Allen Ginsberg on Evaluating Your Work

“The parts that embarrass you the most are usually the most interesting poetically, are usually the most naked of all, the rawest, the goofiest, the strangest and most eccentric and at the same time, most representative, most universal … That was something I learned from Kerouac, which was that spontaneous writing could be embarrassing … The cure for that is to write things down which you will not publish and which you won’t show people. To write secretly … so you can actually be free to say anything you want …

It means abandoning being a poet, abandoning your careerism, abandoning even the idea of writing any poetry, really abandoning, giving up as hopeless — abandoning the possibility of really expressing yourself to the nations of the world. Abandoning the idea of being a prophet with honor and dignity, and abandoning the glory of poetry and just settling down in the muck of your own mind … You really have to make a resolution just to write for yourself …, in the sense of not writing to impress yourself, but just writing what your self is saying.”

Allen Ginsberg

Elizabeth Gilbert on Work, Fear and Time

“The work wants to be made and it wants to be made by you.”

Elizabeth Gilbert


This was an excellent interview. Never read her books, just became an instant fan. Below are some more quotes from this interview (I couldn’t stop collecting them).


On not enough time

One of the most important things I was ever given as a piece of advice was from a woman I was complaining to in my 20s about how I didn’t have enough time to pursue my writing because of all the other obligations I had in my life. The eternal complaint; you’re never going to meet another creative person who doesn’t have that essential, fundamental complaint. They’re dreaming of some slow, grass growing place where they can gently allow these things to ferment. Everyone fantasizes about that, it never comes. I was just sort of griping to her, and she said: what are you willing to give up to have what you really want? And it was such a searingly important question to me at that time. And she also said, “what’s your favorite tv show?” I said the Sopranos, and she said “not anymore! You’re done watching evening television. What are you willing to give up in order to have what you say you want?” Of course you have to know what you want.

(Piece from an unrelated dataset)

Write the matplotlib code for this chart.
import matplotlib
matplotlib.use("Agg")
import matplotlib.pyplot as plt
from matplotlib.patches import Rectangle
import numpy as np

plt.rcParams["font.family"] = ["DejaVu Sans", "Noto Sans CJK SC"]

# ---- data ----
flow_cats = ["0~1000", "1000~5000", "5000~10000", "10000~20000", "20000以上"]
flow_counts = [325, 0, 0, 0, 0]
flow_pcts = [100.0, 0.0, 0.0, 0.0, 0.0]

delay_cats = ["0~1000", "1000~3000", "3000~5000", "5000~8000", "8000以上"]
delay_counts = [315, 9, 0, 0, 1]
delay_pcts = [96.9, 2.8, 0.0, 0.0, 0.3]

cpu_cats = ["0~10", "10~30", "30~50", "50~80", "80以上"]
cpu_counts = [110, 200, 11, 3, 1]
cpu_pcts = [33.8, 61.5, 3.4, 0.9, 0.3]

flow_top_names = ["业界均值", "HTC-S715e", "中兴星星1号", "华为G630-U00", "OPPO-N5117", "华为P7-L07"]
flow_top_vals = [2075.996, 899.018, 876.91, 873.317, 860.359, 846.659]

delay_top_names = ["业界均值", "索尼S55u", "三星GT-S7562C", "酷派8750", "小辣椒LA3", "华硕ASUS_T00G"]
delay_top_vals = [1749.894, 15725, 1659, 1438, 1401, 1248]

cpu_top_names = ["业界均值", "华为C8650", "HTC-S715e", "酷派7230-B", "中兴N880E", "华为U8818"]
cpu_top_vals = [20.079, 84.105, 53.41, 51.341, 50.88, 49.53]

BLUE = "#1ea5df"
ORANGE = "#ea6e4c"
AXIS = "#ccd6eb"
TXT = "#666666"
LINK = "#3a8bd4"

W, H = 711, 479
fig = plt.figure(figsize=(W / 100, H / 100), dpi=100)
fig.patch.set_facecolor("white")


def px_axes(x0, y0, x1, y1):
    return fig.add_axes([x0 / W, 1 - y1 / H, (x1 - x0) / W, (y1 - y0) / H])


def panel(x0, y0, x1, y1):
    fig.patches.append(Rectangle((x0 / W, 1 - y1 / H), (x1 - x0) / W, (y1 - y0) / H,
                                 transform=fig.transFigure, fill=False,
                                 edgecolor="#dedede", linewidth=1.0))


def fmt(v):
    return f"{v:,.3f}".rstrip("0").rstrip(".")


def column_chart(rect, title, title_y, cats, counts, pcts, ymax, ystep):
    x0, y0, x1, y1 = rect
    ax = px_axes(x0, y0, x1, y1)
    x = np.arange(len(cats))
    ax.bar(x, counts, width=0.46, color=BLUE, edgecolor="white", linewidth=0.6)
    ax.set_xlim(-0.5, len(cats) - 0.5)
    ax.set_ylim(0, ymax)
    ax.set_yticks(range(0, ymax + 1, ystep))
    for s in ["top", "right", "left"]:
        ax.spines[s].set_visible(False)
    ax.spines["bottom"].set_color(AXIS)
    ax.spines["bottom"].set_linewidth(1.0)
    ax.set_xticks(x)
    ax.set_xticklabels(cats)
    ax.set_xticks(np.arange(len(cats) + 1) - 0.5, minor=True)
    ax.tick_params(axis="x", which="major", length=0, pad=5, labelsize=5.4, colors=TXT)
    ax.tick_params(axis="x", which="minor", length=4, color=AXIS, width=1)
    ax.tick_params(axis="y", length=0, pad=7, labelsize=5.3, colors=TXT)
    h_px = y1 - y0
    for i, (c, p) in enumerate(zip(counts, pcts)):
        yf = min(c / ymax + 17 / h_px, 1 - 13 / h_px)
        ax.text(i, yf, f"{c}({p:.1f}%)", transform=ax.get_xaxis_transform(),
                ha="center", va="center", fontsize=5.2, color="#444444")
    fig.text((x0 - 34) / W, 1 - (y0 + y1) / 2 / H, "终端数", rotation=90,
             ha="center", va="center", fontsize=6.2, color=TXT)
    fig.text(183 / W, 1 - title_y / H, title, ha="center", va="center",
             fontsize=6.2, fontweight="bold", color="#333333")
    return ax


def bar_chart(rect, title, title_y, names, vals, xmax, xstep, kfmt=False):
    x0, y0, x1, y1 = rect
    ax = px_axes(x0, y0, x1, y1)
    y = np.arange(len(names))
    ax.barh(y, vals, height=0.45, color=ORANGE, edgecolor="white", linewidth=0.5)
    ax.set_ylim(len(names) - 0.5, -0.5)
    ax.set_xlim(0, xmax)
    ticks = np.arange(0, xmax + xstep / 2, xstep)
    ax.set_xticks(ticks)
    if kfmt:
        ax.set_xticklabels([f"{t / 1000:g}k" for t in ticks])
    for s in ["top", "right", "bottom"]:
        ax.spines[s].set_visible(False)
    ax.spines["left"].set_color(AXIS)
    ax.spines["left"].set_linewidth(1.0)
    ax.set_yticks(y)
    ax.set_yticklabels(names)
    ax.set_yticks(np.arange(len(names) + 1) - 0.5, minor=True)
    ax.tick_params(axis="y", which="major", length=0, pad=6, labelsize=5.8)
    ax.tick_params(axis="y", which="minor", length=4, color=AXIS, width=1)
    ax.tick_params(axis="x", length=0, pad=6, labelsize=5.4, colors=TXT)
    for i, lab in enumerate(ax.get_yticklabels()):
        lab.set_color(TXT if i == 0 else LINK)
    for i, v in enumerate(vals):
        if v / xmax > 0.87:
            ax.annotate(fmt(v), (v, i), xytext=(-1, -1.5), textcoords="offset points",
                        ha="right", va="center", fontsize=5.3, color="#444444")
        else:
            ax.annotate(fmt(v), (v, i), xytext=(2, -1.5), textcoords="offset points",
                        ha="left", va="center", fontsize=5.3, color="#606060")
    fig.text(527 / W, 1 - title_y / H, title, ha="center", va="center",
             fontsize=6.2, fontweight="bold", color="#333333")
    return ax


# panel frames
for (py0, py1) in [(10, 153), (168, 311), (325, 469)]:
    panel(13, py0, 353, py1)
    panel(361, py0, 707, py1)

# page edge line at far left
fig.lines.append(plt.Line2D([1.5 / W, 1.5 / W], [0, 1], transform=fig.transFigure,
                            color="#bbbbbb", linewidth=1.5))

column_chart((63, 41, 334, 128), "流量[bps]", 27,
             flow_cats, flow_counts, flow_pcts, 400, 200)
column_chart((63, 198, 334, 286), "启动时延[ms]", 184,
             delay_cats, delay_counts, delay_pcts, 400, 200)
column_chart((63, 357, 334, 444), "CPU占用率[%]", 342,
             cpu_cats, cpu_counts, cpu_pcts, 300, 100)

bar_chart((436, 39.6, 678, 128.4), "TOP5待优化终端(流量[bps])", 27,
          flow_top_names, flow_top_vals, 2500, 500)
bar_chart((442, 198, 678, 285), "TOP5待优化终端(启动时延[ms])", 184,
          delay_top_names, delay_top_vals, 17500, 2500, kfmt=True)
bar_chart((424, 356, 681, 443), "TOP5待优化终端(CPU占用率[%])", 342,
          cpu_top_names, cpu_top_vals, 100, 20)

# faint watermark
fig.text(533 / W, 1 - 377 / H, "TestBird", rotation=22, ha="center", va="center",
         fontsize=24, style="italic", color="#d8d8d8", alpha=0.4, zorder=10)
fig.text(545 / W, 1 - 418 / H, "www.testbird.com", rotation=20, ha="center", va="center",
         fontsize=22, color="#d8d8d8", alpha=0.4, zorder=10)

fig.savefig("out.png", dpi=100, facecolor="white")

On how the work feels about you

I love it when people let themselves love something that they made because it loves you, it wanted to work with you, it came to you because it wanted to be made manifest and it tapped on your shoulder and said “do you want to be a collaborator with me?” because it liked you. … Most of us like to be liked and so does inspiration and creativity. All this stuff likes to be appreciated. Just say “I welcome you, I love you, I want to work with you.”

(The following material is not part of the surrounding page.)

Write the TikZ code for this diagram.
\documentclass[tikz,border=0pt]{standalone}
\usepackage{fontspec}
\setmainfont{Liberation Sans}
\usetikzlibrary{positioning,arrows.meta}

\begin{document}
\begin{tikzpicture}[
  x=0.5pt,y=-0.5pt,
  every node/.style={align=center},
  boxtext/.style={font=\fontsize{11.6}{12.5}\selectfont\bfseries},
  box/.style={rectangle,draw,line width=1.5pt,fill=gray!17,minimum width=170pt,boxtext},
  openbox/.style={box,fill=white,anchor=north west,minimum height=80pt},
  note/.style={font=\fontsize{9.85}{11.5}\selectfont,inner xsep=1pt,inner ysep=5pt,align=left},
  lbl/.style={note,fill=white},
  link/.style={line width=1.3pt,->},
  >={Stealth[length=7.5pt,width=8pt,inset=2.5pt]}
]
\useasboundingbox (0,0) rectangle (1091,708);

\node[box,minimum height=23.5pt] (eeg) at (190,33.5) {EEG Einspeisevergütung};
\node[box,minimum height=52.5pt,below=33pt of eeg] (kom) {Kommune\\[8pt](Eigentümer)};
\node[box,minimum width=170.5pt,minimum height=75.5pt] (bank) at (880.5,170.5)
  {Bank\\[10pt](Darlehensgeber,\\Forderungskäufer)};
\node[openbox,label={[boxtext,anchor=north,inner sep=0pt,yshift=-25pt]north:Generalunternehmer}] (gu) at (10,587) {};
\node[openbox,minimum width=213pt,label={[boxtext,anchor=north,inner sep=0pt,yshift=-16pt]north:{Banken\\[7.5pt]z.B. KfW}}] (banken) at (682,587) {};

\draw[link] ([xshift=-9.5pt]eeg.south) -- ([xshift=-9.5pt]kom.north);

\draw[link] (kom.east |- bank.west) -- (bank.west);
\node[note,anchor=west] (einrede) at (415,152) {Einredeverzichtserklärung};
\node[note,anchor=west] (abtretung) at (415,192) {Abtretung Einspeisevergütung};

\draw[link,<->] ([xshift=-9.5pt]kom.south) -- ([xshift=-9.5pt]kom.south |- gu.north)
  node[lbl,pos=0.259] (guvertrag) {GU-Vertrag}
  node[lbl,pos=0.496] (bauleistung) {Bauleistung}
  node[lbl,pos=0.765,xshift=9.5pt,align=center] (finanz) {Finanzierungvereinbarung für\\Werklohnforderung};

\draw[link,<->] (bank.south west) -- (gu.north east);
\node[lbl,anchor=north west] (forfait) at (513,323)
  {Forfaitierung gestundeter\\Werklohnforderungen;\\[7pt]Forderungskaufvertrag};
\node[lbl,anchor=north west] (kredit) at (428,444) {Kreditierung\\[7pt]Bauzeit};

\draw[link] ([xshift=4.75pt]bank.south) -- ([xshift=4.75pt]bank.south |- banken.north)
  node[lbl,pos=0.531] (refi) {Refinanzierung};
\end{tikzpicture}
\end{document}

On the voice of self doubt

I have an answer in the chamber when the dark evil demon in my head says, “who the hell do you think you are trying to do this!?” I realized long ago that that evil psychotic demon in your head who says that you’re worthless, that’s the only question he ever asks: who the hell do you think you are? But if you take the tone of voice away from him, maybe he’s just curious. Maybe because you’re insecure you’re hearing it as an assault, but he’s really, like, “hey, who are you? Who do you think you are?” And so, I just answer him now, really sincerely. “Hey, thanks for asking! I’ll tell you who I am: I am a child of God just like everyone else and I am a constituent of creation and therefore I have every right in the world to participate in its unfolding.”

On marriage partner expectations

Here’s what you’re putting on (your spouse): they have to be incredibly sexually exciting to me forever. They have to be my best friend. They have to be my soulmate. They have to be my intellectual match. They have to be the perfect parent for the kind of parenting I want to do. They have to fit in to my family and my community and all my friends and be interested in the same stuff that I’m interested in. When you start to quantify what people are expecting out of this it’s kind of overwhelming and maybe a little bit unrealistic.

On the big fear mistake

Here’s the mistake we make with fear: we hate it, we fear it, we resent it and we want it gone. And the biggest mistake we make with it is that we don’t start by showing it our enormous gratitude. Because before everything else, before we bitch about how it holds us back and stopping us, start with ‘you’re here because your fear has saved your life.’ You literally owe your life to this thing. You’re here because your ancestors survived because they were terrified enough to save their own life. You’re here because you didn’t get into the car with that guy, because you got out of the ocean when the waves were too big. And all you want to do is be mad at it, the most loyal protector of your bodily life. So, before you start hating on it, just take a moment and say to it, ‘thank you so much for all the times that you stood in front of that car for me, took a bullet for me, stopped me from doing that stupid thing. I owe you literally everything.’ Start with that. When your fear rises up, start there, say thank you. And then explain what you’re doing and why you don’t need its services right now. ‘Thanks so much, I know you’re concerned for me, but you can wait offstage and I’ll come join you when I’m done.’ That’s what I’ve learned about fear: respect it, admire it, thank it and then just ask it to stand down, no ones going to get hurt, I’m just writing a poem.